On the other hand, don’t be complacent. Just because you haven’t had a problem yet, you can’t afford to ignore it.

As Aronstein puts it: “The presence of a Federal Pacific panel in a home should be classified as a Safety Defect. There is no question but that the Federal Pacific Stab-Lok panels should be replaced. There is no practical and safe alternative.”

Remember that the breakers are part of your home’s emergency system. Most breakers will never, ever need to trip. As long as you’re not overloading your system, you’re using good quality equipment and your wiring is in good condition, there’s usually no reason for a dangerous overload to occur. But should a problem arise, you need to be 100% confident that the breakers will do their job and shut off the current before you even know there’s an issue. If you have an FPE panel, you can’t count on that happening.

Electrical expert Douglas Hansen noted: “Federal Pacific panels have at least five design issues that are no longer allowed by code: the gutter space, the wire bending space, spring-mounted bus, breakers that are on when down, and the split bus service equipment.”

So take action today. It’ll take you less than five minutes to check your panel to find out if it is one of the affected models. Most FPE panels can be identified by one or more of the following methods:

  • The words Federal Pacific or Federal Pacific on the outside
  • The FPE logo on the outside
  • The words Federal Pacific Electric Company on a sticker on the inside of the door
  • The word Stab-Lok on the breakers

If you see any of these, call us right away, and we’ll help you take care of it.

However, even if you don’t see any of these indicators, it’s still possible that you still have an FPE-style box. Some of the early models didn’t have the FPE name or logo. The sticker may have been replaced. And some aftermarket breakers don’t carry the Stab-Lok name, or may not have the name in a visible place.

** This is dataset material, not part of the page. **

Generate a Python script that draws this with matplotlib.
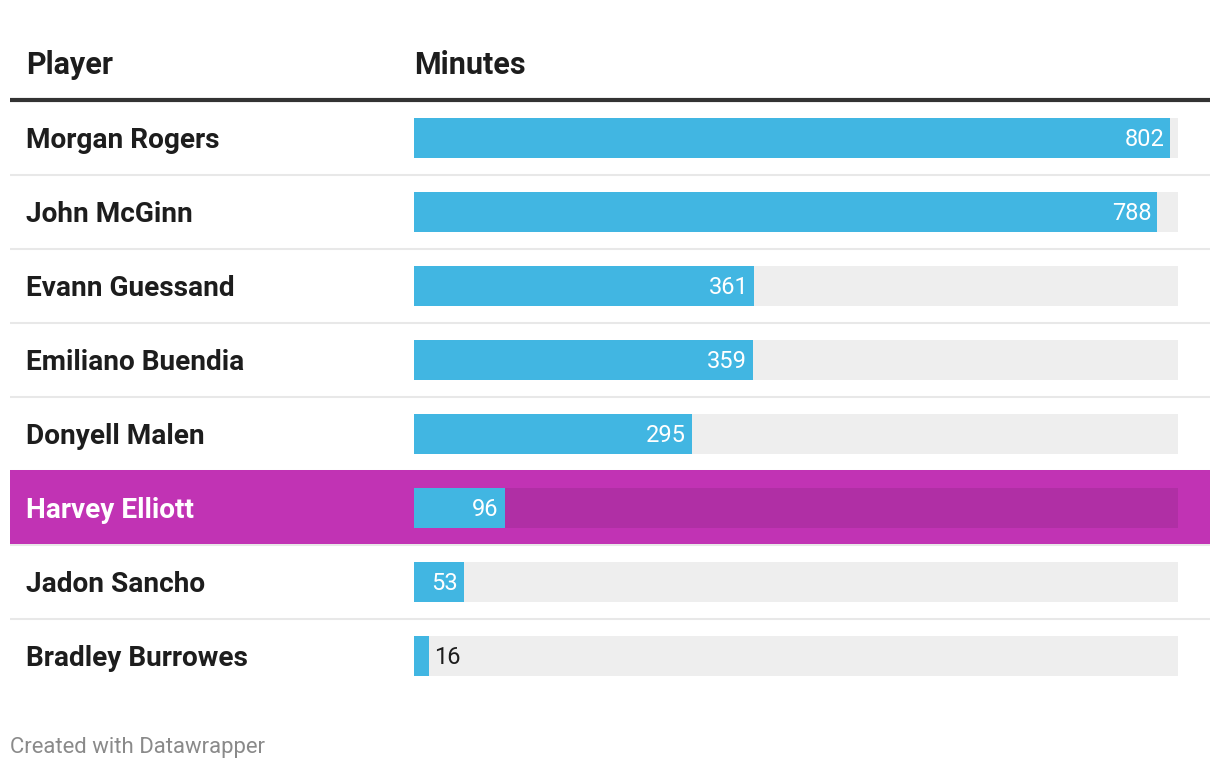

Whatever you do, don’t try pulling out your breakers or opening up your circuit breaker panel to hunt for clues. You could easily electrocute yourself and, if you disturb any wiring, you’re likely to increase the fire risk. If you’re in any doubt at all about whether your circuit breaker panel is safe, call us, and we’ll take a look. Our team of experts are trained to recognize all models of FPE panels.

Advice for New Home Buyers

Ensure that your home inspector checks the circuit breaker panel. If you discover an FPE panel, insist that the seller has it replaced before you take possession of the property. Alternatively, budget for a replacement and have the work done before you move in.

Do FPE Panel Owners Have any Legal Recourse?

Sadly, no. Federal Pacific Electric is no longer in business. A class action lawsuit in New Jersey was closed in 2005. There is a company called Federal Pacific which makes electrical equipment, but they’re not related.

How Does Rytec Handle FPE Equipment Replacements?

Before we do anything, we’ll do a full inspection on your panels to verify whether you’re at risk. We’ll give you an honest assessment of what needs to be done to make your property safe and fully code compliant.

If you have an FPE panel, we’ll recommend a full replacement. Some electricians will offer to save you a little money by installing aftermarket replacement breakers instead, but this really isn’t a good idea. The danger is caused by design flaws in both the main unit and the breakers, so replacing the breakers isn’t sufficient. In addition, even if you change the breakers, your panel will still have the FPE logo on it, which will raise all sorts of red flags in any future home inspection.

Replacing the entire panel is a much safer option for many reasons. When we replace the panel, we will also make sure that your new circuit breaker panel is optimized for your actual electrical usage, and we’ll ensure that it’s fully code compliant. This will reduce the risk of future outages as well as reducing the risk of fire.